The expansion will more than double museum space, from 41,676 square feet to 95,396 square feet. It will include the renovation of the elegant Beaux-Arts style building built as Alumni Memorial Hall in 1907, and a new addition to house expanded gallery space, an auditorium, classrooms and improved visitor amenities.

"The many ways in which the University Museum of Art connects to our academic mission make it a unique asset for our students, faculty and the public," President Mary Sue Coleman says. "The museum is a vibrant asset and increasingly an educational partner with academic programs across campus. As demonstrated so clearly by the St. Petersburg tricentennial, the museum plays a significant role in supporting interdisciplinary learning and engaging the community in the visual arts."

"This project will give the University an art museum facility equal to the stature of its collections and exhibitions, and restates the University's commitment to leadership in the visual arts," says James Steward, director of the museum. "The Museum of Art will be literally and figuratively at the heart of the University enterprise, serving as a gateway to our Central Campus both for our students and the broader community. I am delighted that a project of this stature, on such a visible site, will be in the hands of an accomplished architect."

Bob Bohlen, chairman of PreviewProperties.com and Anyi Management Co., real estate related enterprises, says, "Our gift to the University of Michigan Museum of Art stems from my belief in the visionary leadership of director James Steward. I am not a graduate of Michigan nor is my wife, Lillian, but under James's direction, we see the opportunity to propel UMMA to the front ranks of all museums—not just university art museums. Because its core mission is to educate, UMMA has been able to take on risks and challenges that are simply not possible in most civic museums."

"We are extraordinarily grateful to those who have already stepped forward in support of this project, and to those we know will soon make a commitment, for their belief in this museum's ability to create a vibrant environment for engagement with the visual arts," Steward says.
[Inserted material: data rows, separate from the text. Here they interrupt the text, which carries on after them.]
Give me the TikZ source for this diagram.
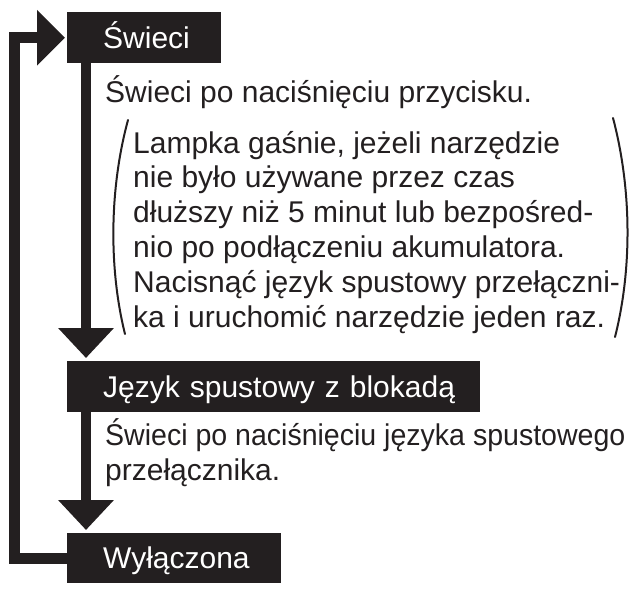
\documentclass[tikz,border=0pt]{standalone}
\usepackage{fontspec}
\setmainfont{Liberation Sans}
\usetikzlibrary{arrows.meta}

\definecolor{ink}{HTML}{231F20}

\begin{document}
\begin{tikzpicture}[x=1pt, y=-1pt]

        \pgfmathsetmacro{\boxleft}{67}

        % Black state boxes and the plain texts under them
        % (the base of a note is the baseline of its last line)
        \tikzset{
            statebox/.style={fill=ink, text=white, anchor=north west,
                inner xsep=0pt, inner ysep=0pt, align=left,
                minimum height=51pt, text height=21.5pt, text depth=0pt,
                execute at begin node={\hspace*{36pt}},
                font=\fontsize{30}{34.8}\selectfont},
            note/.style={text=ink, anchor=base west, inner sep=0pt,
                align=left, font=\fontsize{30}{34.8}\selectfont},
            flow/.style={draw=ink, line width=10pt,
                -{Triangle[width=54pt, length=30pt]}, shorten >=3pt},
            back/.style={draw=ink, line width=11pt, line join=miter,
                -{Triangle[width=54pt, length=28pt]}, shorten >=2pt}
        }

        \useasboundingbox (0, 0) rectangle (634, 590);

        % Boxes, from the top down
        \node[statebox, text width=154pt] (swieci) at (\boxleft, 12) {Świeci};
        \node[statebox, text width=413pt] (jezyk) at (\boxleft, 361)
            {Język spustowy z blokadą};
        \node[statebox, text width=214pt, minimum height=50pt] (wylaczona)
            at (\boxleft, 533) {Wyłączona};

        % Texts below each box
        \node[note] (opis1) at (105, 102) {Świeci po naciśnięciu przycisku.};
        \node[note] (uwaga) at (133, 327) {Lampka gaśnie, jeżeli narzędzie\\
            nie było używane przez czas\\
            dłuższy niż 5 minut lub bezpośred-\\
            nio po podłączeniu akumulatora.\\
            Nacisnąć język spustowy przełączni-\\
            ka i uruchomić narzędzie jeden raz.};
        % the long first line is set a little narrower, as printed
        \node[note] (opis2) at (105, 480)
            {\scalebox{0.951}[1]{Świeci po naciśnięciu języka spustowego}\\
            przełącznika.};

        % Brackets round the note
        \begin{scope}[draw=ink, line width=2pt, line cap=round]
            \draw (128, 120) .. controls (109, 190) and (109, 270) .. (125, 334);
            \draw (613, 118) .. controls (632, 190) and (632, 270) .. (615, 337);
        \end{scope}

        % Arrows down the chain, and the one going back up
        \draw[flow] ([xshift=19pt]swieci.south west)
            -- ([xshift=19pt]jezyk.north west);
        \draw[flow] ([xshift=19pt]jezyk.south west)
            -- ([xshift=19pt]wylaczona.north west);
        \draw[back] (wylaczona.west) -- ++(-53pt, 0) |- (swieci.west);

\end{tikzpicture}
\end{document}
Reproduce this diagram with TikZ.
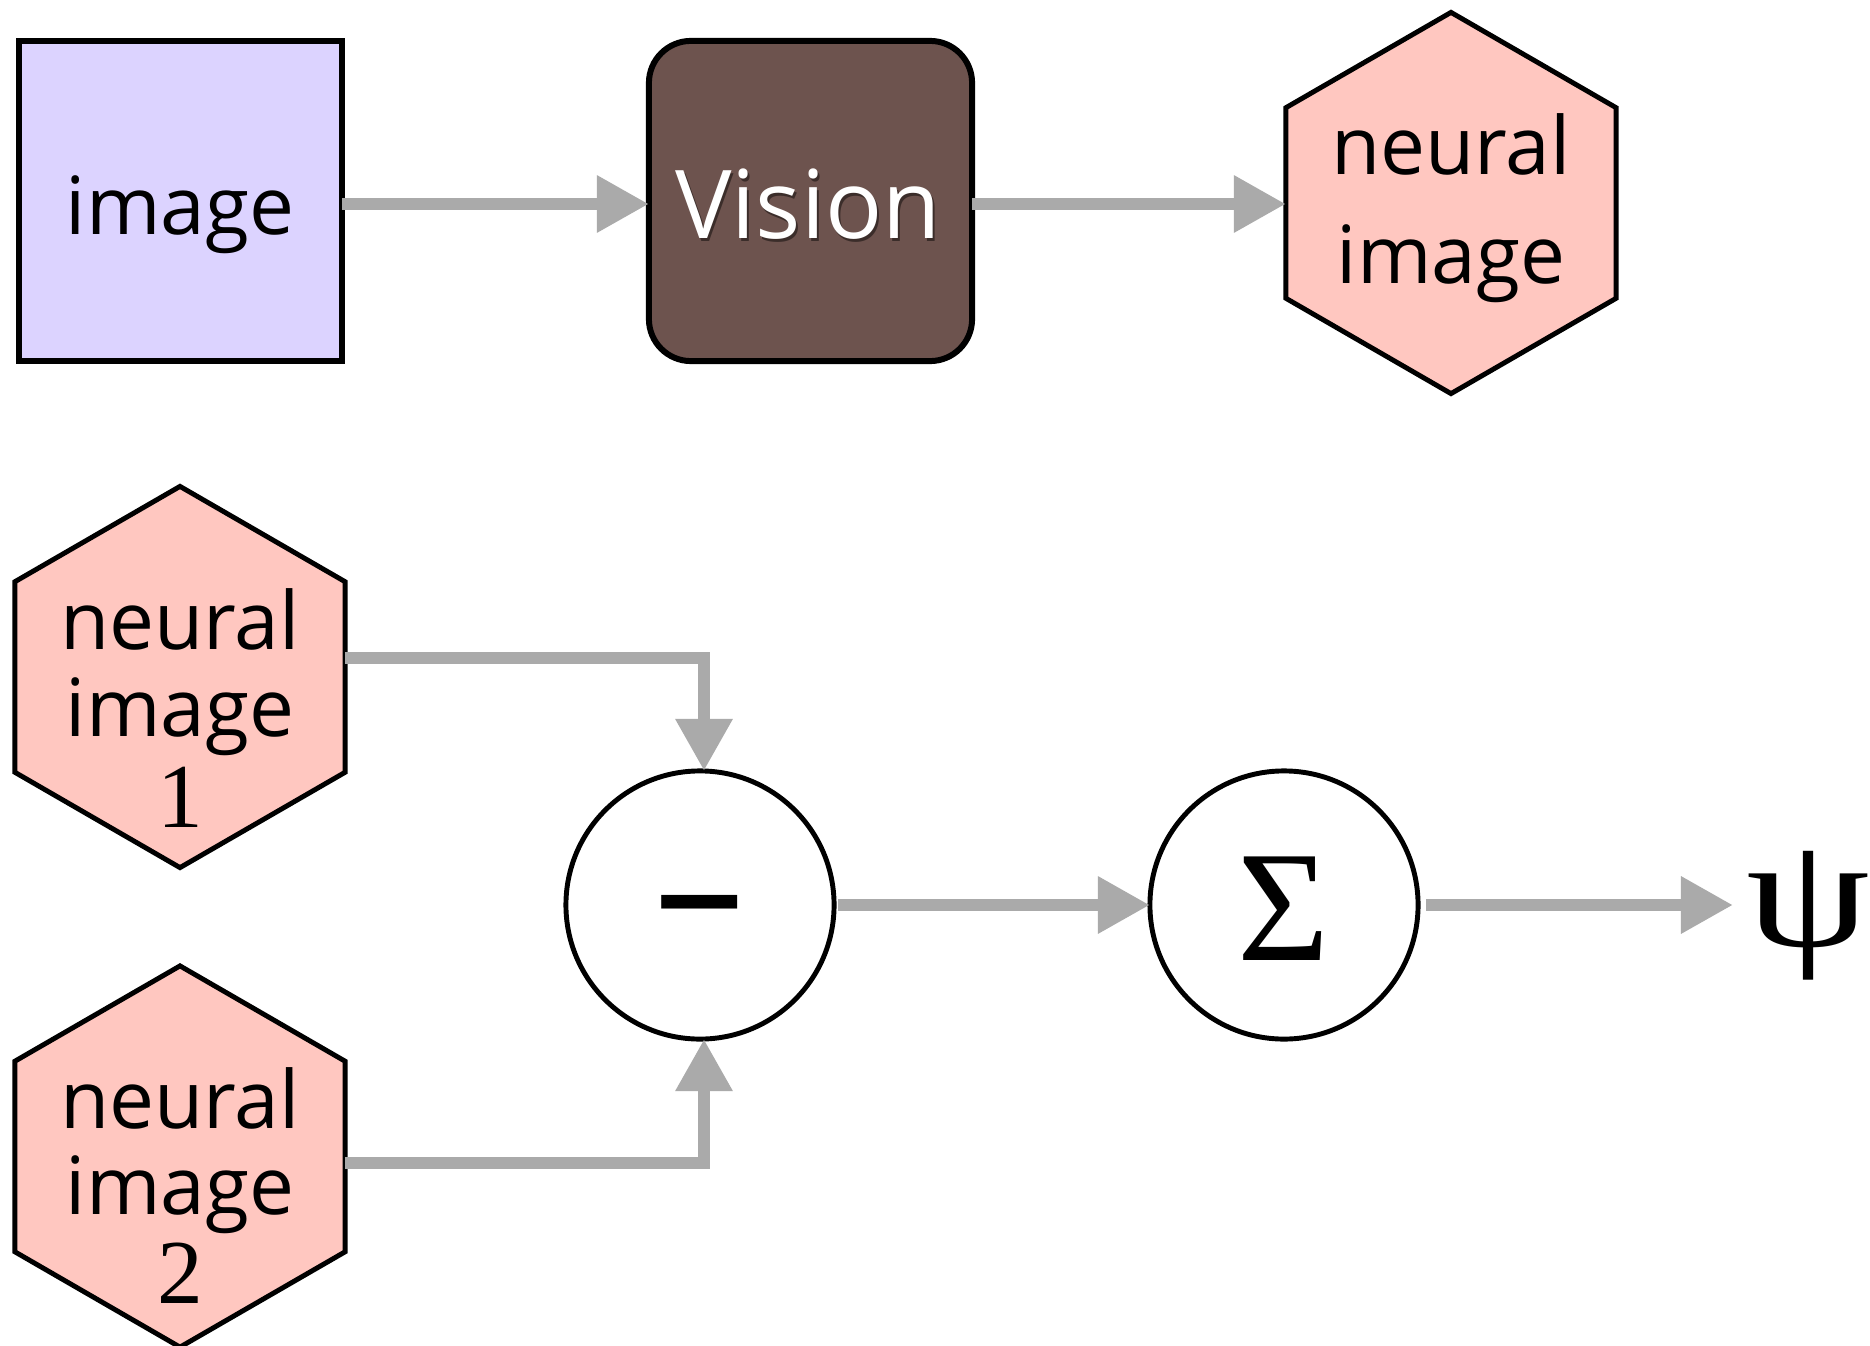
\documentclass[tikz,border=0pt]{standalone}
\usepackage{fontspec}
\setmainfont{Open Sans}
\newfontfamily\serifgr{Liberation Serif}
\usetikzlibrary{arrows.meta,shapes.geometric,calc}
\definecolor{lav}{HTML}{DCD3FF}
\definecolor{brownbox}{HTML}{6D534E}
\definecolor{hexpink}{HTML}{FFC7C0}
\definecolor{conngray}{HTML}{AAAAAA}
\tikzset{
  conn/.style={draw=conngray, line width=0.125cm, -{Triangle[length=0.52cm,width=0.54cm]}},
  sqbox/.style={draw=black, line width=1.7pt, minimum width=3.23cm, minimum height=3.2cm, inner sep=0, outer sep=0},
  hexbox/.style={regular polygon, regular polygon sides=6, shape border rotate=30, draw=black, line width=1.4pt, fill=hexpink, minimum size=3.81cm, inner sep=0, outer sep=0},
  opcirc/.style={circle, draw=black, line width=1.4pt, fill=white, minimum size=2.68cm, inner sep=0, outer sep=0},
  lbl/.style={inner sep=0, anchor=base, font=\fontsize{22.8}{27}\selectfont},
  numlbl/.style={inner sep=0, anchor=base, font=\serifgr\fontsize{26}{30}\selectfont},
}
\begin{document}
\begin{tikzpicture}[x=0.01cm,y=-0.01cm]
\path[use as bounding box, fill=white] (0,0) rectangle (1870,1346);
% top row
\node[sqbox, fill=lav] (img) at (180.5,201) {};
\node[lbl] (imgt) at (180,235) {image};
\node[sqbox, fill=brownbox, rounded corners=0.42cm] (vis) at (810.5,201) {};
\node[lbl, font=\fontsize{27}{32}\selectfont, text=black, opacity=0.45] (vissh) at (810,241.5) {Vision};
\node[lbl, font=\fontsize{27}{32}\selectfont, text=white] (vist) at (808,239) {Vision};
\node[hexbox] (nimg) at (1451,203) {};
\node[lbl] (nimga) at (1451,175) {neural};
\node[lbl] (nimgb) at (1451,284) {image};
\draw[conn] (img.east |- 0,204) -- (vis.west |- 0,204);
\draw[conn] (vis.east |- 0,204) -- (nimg.west |- 0,204);
% bottom
\node[hexbox] (hexA) at (180,677) {};
\node[lbl] (hexAa) at (180,649) {neural};
\node[lbl] (hexAb) at (180,736) {image};
\node[numlbl] (hexAc) at (180,827) {1};
\node[hexbox] (hexB) at (180,1156.5) {};
\node[lbl] (hexBa) at (180,1128) {neural};
\node[lbl] (hexBb) at (180,1214) {image};
\node[numlbl] (hexBc) at (180,1303) {2};
\node[opcirc] (minus) at (700,905) {};
\node[inner sep=0, font=\fontsize{46}{50}\selectfont, yscale=1.25] (minust) at (700,934) {−};
\node[opcirc] (sigma) at (1284,905) {};
\node[inner sep=0, font=\serifgr\fontsize{45}{50}\selectfont] (sigmat) at (1284,909) {Σ};
\node[inner sep=0, font=\serifgr\fontsize{45}{50}\selectfont, xscale=1.25] (psi) at (1808,916) {ψ};
\draw[conn] ($(hexA.east)+(0,-19)$) -| ($(minus.north)+(4,0)$);
\draw[conn] ($(hexB.east)+(0,6.5)$) -| ($(minus.south)+(4,0)$);
\draw[conn] ($(minus.east)+(4,0)$) -- (sigma.west);
\coordinate (psiin) at (1733,905);
\draw[conn] ($(sigma.east)+(8,0)$) -- (psiin);
\end{tikzpicture}
\end{document}
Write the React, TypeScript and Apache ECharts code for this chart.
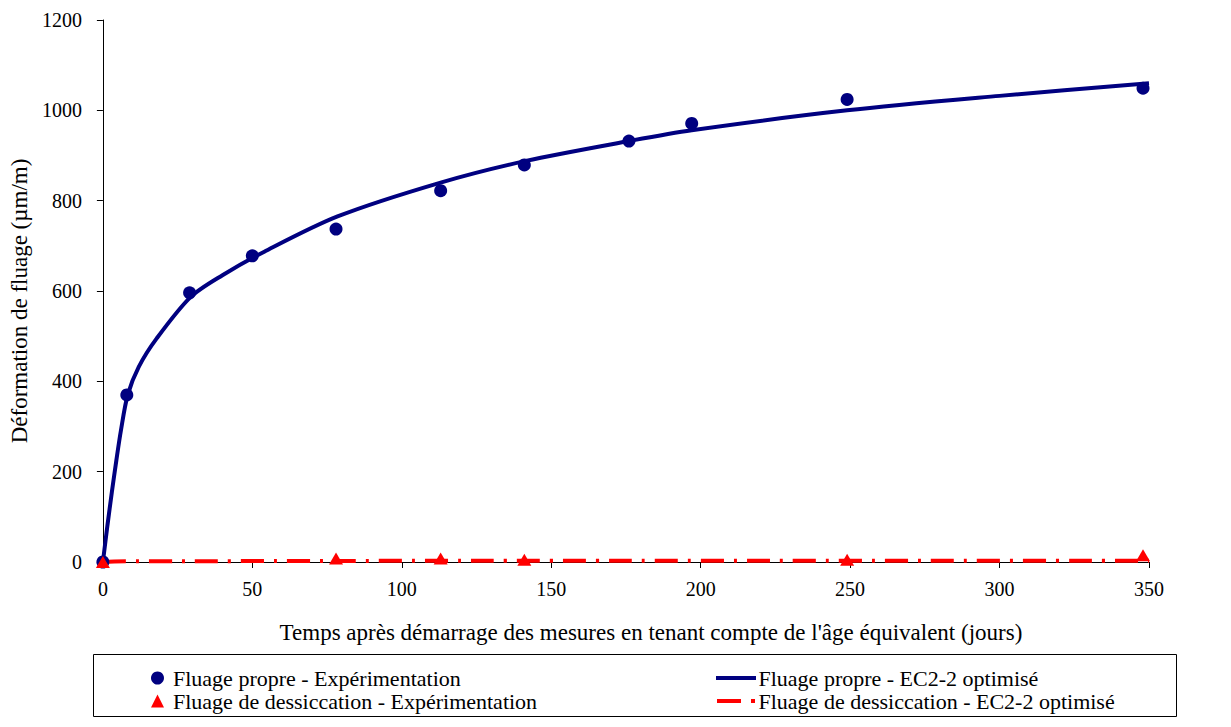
import React, { useEffect, useRef } from "react";
import * as echarts from "echarts";

const expDays = [0, 8, 29, 50, 78, 113, 141, 176, 197, 249, 348];
const propreExp = [0, 370, 596, 678, 737, 822, 879, 932, 971, 1024, 1049];
const dessDays = [0, 78, 113, 141, 176, 197, 249, 348];
const dessExp = [0, 8, 8, 5, -3, -3, 5, 15];
const fitDays = [0, 1.5, 3, 4.5, 6, 8.3, 12, 18, 29.4, 40, 54, 78.5, 113, 141.5, 176, 197, 249, 300, 350];
const propreFit = [0, 80, 155, 225, 290, 370, 432, 495, 587, 635, 687, 765, 840, 888, 932, 956, 1000, 1032, 1060];
const dessFitDays = [0, 8, 50, 100, 150, 200, 250, 300, 350];
const dessFit = [0, 1.5, 2, 2.5, 2.5, 3, 3, 3, 3];

const S1 = "Fluage propre - Expérimentation";
const S2 = "Fluage propre - EC2-2 optimisé";
const S3 = "Fluage de dessiccation - Expérimentation";
const S4 = "Fluage de dessiccation - EC2-2 optimisé";

const FONT = "Liberation Serif";
const BLUE = "#000080";
const RED = "#FF0000";

const zip = (xs: number[], ys: number[]) => xs.map((x, i) => [x, ys[i]]);

export default function App() {
  const ref = useRef<HTMLDivElement>(null);
  useEffect(() => {
    if (!ref.current) return;
    const chart = echarts.init(ref.current, undefined, { renderer: "svg" });
    const tick = { fontFamily: FONT, fontSize: 20, color: "#000" };
    const title = { fontFamily: FONT, fontSize: 23, color: "#000" };
    const leg = { fontFamily: FONT, fontSize: 22, color: "#000" };
    chart.setOption({
      animation: false,
      backgroundColor: "#fff",
      textStyle: { fontFamily: FONT },
      grid: { left: 98, right: 82, top: 20, bottom: 165 },
      xAxis: {
        type: "value",
        min: 0,
        max: 350,
        interval: 50,
        name: "Temps après démarrage des mesures en tenant compte de l'âge équivalent (jours)",
        nameLocation: "middle",
        nameGap: 59,
        nameTextStyle: { ...title, padding: [0, 0, 0, 50] },
        axisLine: { show: true, onZero: false, lineStyle: { color: "#000", width: 1 } },
        axisTick: { show: true, inside: false, length: 6, lineStyle: { color: "#000" } },
        axisLabel: { ...tick, margin: 17, formatter: (v: number) => String(v) },
        splitLine: { show: false },
      },
      yAxis: {
        type: "value",
        min: 0,
        max: 1200,
        interval: 200,
        name: "Déformation de fluage (µm/m)",
        nameLocation: "middle",
        nameRotate: 90,
        nameGap: 68,
        nameTextStyle: { ...title, padding: [0, 20, 0, 0] },
        axisLine: { show: true, lineStyle: { color: "#000", width: 1 } },
        axisTick: { show: true, inside: false, length: 6, lineStyle: { color: "#000" } },
        axisLabel: { ...tick, margin: 21, formatter: (v: number) => String(v) },
        splitLine: { show: false },
      },
      legend: [
        {
          left: 146,
          top: 662,
          orient: "vertical",
          itemGap: 1,
          itemWidth: 13,
          itemHeight: 13,
          textStyle: { ...leg, padding: [0, 0, 0, 4] },
          data: [
            { name: S1, icon: "circle" },
            { name: S3, icon: "triangle" },
          ],
        },
        {
          left: 711,
          top: 662,
          orient: "vertical",
          itemGap: 1,
          itemWidth: 45,
          itemHeight: 4,
          textStyle: { ...leg, padding: [0, 0, 0, -5] },
          data: [
            { name: S2, icon: "path://M0,0h40v4h-40z" },
            { name: S4, icon: "path://M0,0h24v4h-24z M34,0h4v4h-4z" },
          ],
        },
      ],
      graphic: [
        {
          type: "rect",
          shape: { x: 93.5, y: 654.5, width: 1083, height: 62 },
          style: { fill: "none", stroke: "#000", lineWidth: 1 },
          silent: true,
        },
      ],
      series: [
        {
          name: S2,
          type: "line",
          data: zip(fitDays, propreFit),
          smooth: 0.3,
          showSymbol: false,
          symbol: "none",
          lineStyle: { color: BLUE, width: 4 },
          itemStyle: { color: BLUE },
          z: 2,
        },
        {
          name: S4,
          type: "line",
          data: zip(dessFitDays, dessFit),
          smooth: true,
          showSymbol: false,
          symbol: "none",
          lineStyle: { color: RED, width: 4, type: [23, 10, 3, 10] },
          itemStyle: { color: RED },
          z: 2,
        },
        {
          name: S1,
          type: "scatter",
          data: zip(expDays, propreExp),
          symbol: "circle",
          symbolSize: 13,
          itemStyle: { color: BLUE, opacity: 1 },
          z: 3,
        },
        {
          name: S3,
          type: "scatter",
          data: zip(dessDays, dessExp),
          symbol: "triangle",
          symbolSize: [14, 12],
          itemStyle: { color: RED, opacity: 1 },
          z: 4,
        },
      ],
    });
    return () => chart.dispose();
  }, []);
  return (
    <div
      ref={ref}
      style={{ position: "fixed", left: 0, top: 0, width: 1231, height: 727, background: "#fff" }}
    />
  );
}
Portland, Ore.-based Allied Works Architecture, founded by principal Brad Cloepfil in 1994, recently completed the new Contemporary Art Museum St. Louis. The U-M project marks its fourth museum commission in the past five years. The firm recently garnered national attention with commissions for the redesign of Two Columbus Circle in New York City to house the Museum of Arts and Design and a dramatic expansion of the Seattle Art Museum. The Wall Street Journal recently called Cloepfil a "rising star whose buildings seek to complement rather than shout down their environments." The firm's design for a real estate firm in Portland, Wieden Kennedy, won the Business Week/Architectural Records Awards. The firm also is designing the Booker T. Washington High School for the Performing and Visual Arts in Dallas, in a new downtown cultural district that will include major buildings by Frank Gehry, Sir Norman Foster and Renzo Piano.

"This is a very exciting and challenging project, one that encompasses restoring and reinvigorating the existing Alumni Memorial Hall while creating a new dynamic addition for the arts on campus," Cloepfil says. "It provides the unique opportunity to create a thoughtful and delicate dialogue between historical and contemporary architecture, to forge a singular new identity for the Museum of Art, yet with multiple purposes and perceptions."

Allied Works Architecture was chosen after a broad review of credentials by a number of leading U.S. and international firms, a request for proposals from15 firms of these, and interviews of four finalists.

"Allied Works Architecture stood out for its understanding of the programmatic needs of the expansion and for its subtle consideration of the site," Steward says.

The museum has experienced a 50 percent increase in attendance since 1997, and anticipates 130,000 visitors in 2003. Currently, the facility can display only 3 or 4 percent of its 16,000 works of art, and it lacks adequate space for temporary exhibitions and secure classroom and study spaces for teaching and research that draw on original works of art.